At the end of World War II, with much of Europe destroyed, 22 U.S. organizations formed a group called CARE to rush food to millions of people in danger of starvation.
The first CARE packages, surplus U.S. Army meals, arrived at Le Havre, France, on May 11, 1946. CARE, now headquartered in Atlanta, began phasing out the program in 1966 as its mission became broader and more complex. But the CARE package may be coming back in a new cyber form, Helene Gayle, CARE’s president and CEO, told GlobalAtlanta.
“One of the things we recognize is that the CARE package is an important kind of almost iconic symbol,” said Dr. Gayle. “The CARE package wasn’t just the provision of food to people who had been devastated by World War II. It was also a sign of generosity that connected people in this country very directly to people in other parts of the world who were suffering.”

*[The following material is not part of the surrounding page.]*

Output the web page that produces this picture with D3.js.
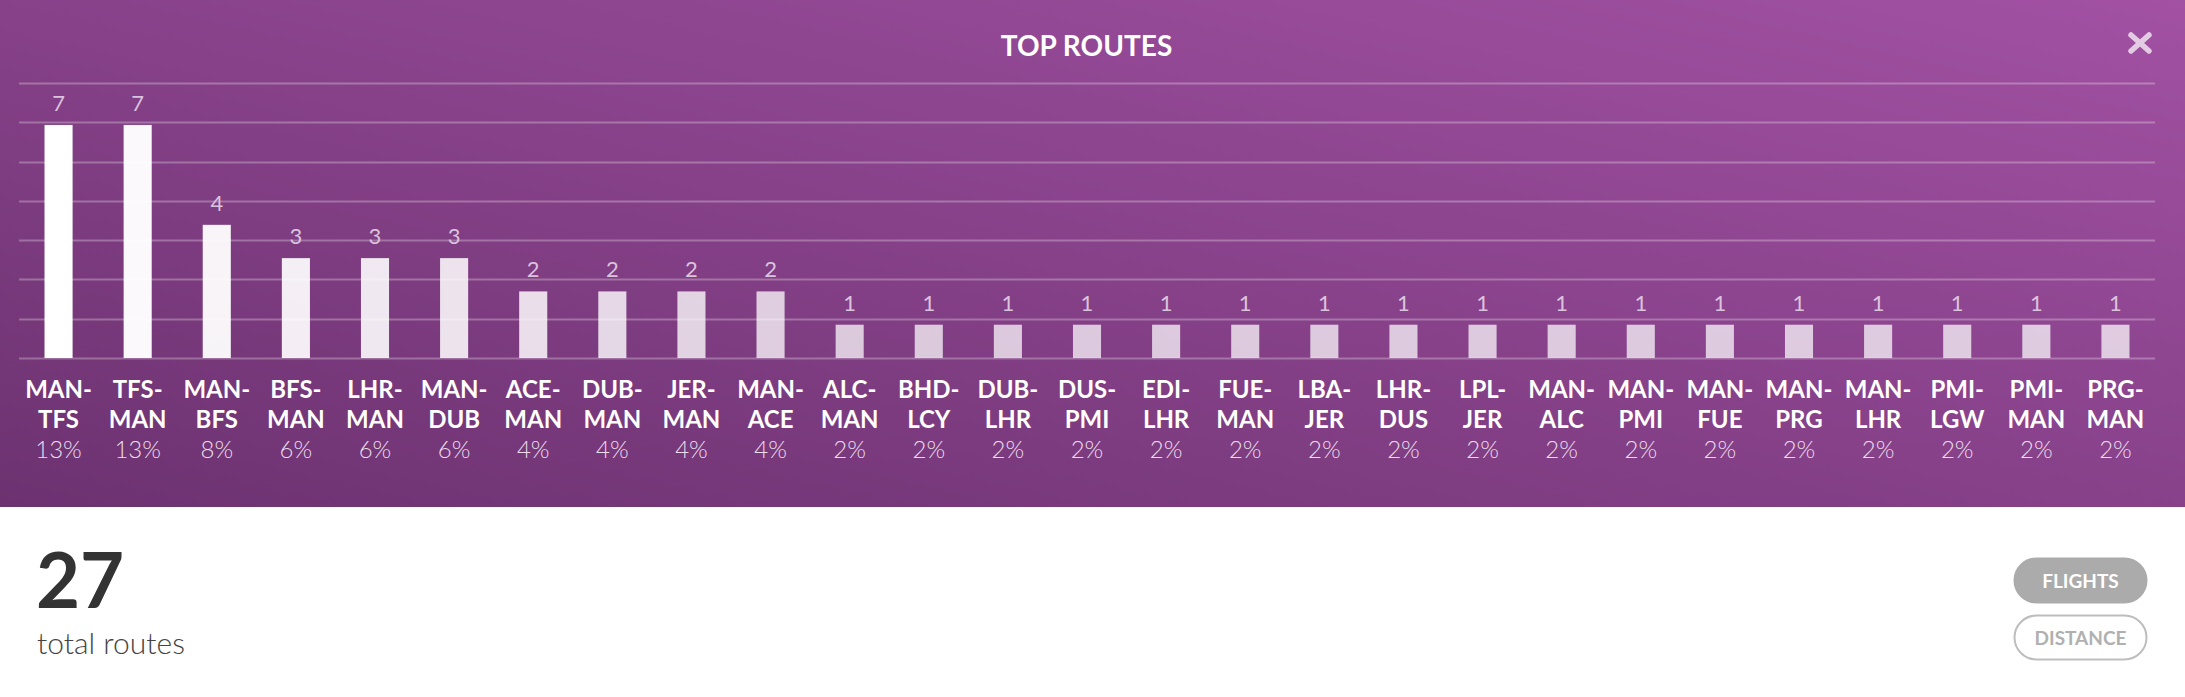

When CARE was founded in 1945, its name was an acronym for “Cooperative for American Remittances to Europe.” Donors paid $10 for each package with guaranteed arrival in four months. CARE expanded the program to Asia and other parts of the developing world, eventually sending out 100 million packages.
The term “care package” became a permanent part of the U.S. vocabulary. It is still used, for example, by parents who send food to their children in college.
CARE is still developing the new program. Rather than a physical package that arrives at a home or village, it might be a virtual gift of assistance, selected by a donor with a few mouse clicks on the computer and delivered in various ways.
“Over the next few months, we could have some kind of pilot that allows people to virtually give CARE packages,” said Dr. Gayle. “We’re trying to see, given our technology today, how we can have something that attempts to have that same sense of global interconnectedness. Technology and the Web enable us to do that in ways we haven’t been able to do before.”
She did not disclose other details. “It’s still in the works,” said Dr. Gayle.
CARE, which has a staff of more than 12,000, supports programs in 72 countries that provide disaster relief and fight the underlying causes of poverty. It works in agriculture, economic development, health care and other fields.
Like most non-profit organizations, CARE has been hurt financially by the global economic downturn.
While support from corporations, foundations and the U.S. government is up, donations from individuals are down, Dr. Gayle said. “Not surprisingly, individuals are feeling the pinch,” she said. “Our donor base remains strong. We didn’t have fewer donors, by and large. We had the donors giving less than they had in the past.”
Georgia State University’s Center for Ethics and Corporate Responsibility, part of the Robinson College of Business, on Dec. 8 gave Dr. Gayle its Ethics Advocate Award in recognition of her “unflagging advocacy on behalf of women, minorities and the marginalized.”
Previous winners include Neville Isdell, former Coca-Cola Co. chairman and CEO, and Mindspring Enterprises founder Charles Brewer.
In video congratulations to Dr. Gayle, Bono, lead singer of the rock band U2, said, “There’s a dangerous woman on the loose, dangerously effective, who will stop at nothing to get what she wants. Some people cause a ripple. She causes a wave. We need many more like her. She is a soldier with a big heart in the fight against poverty.”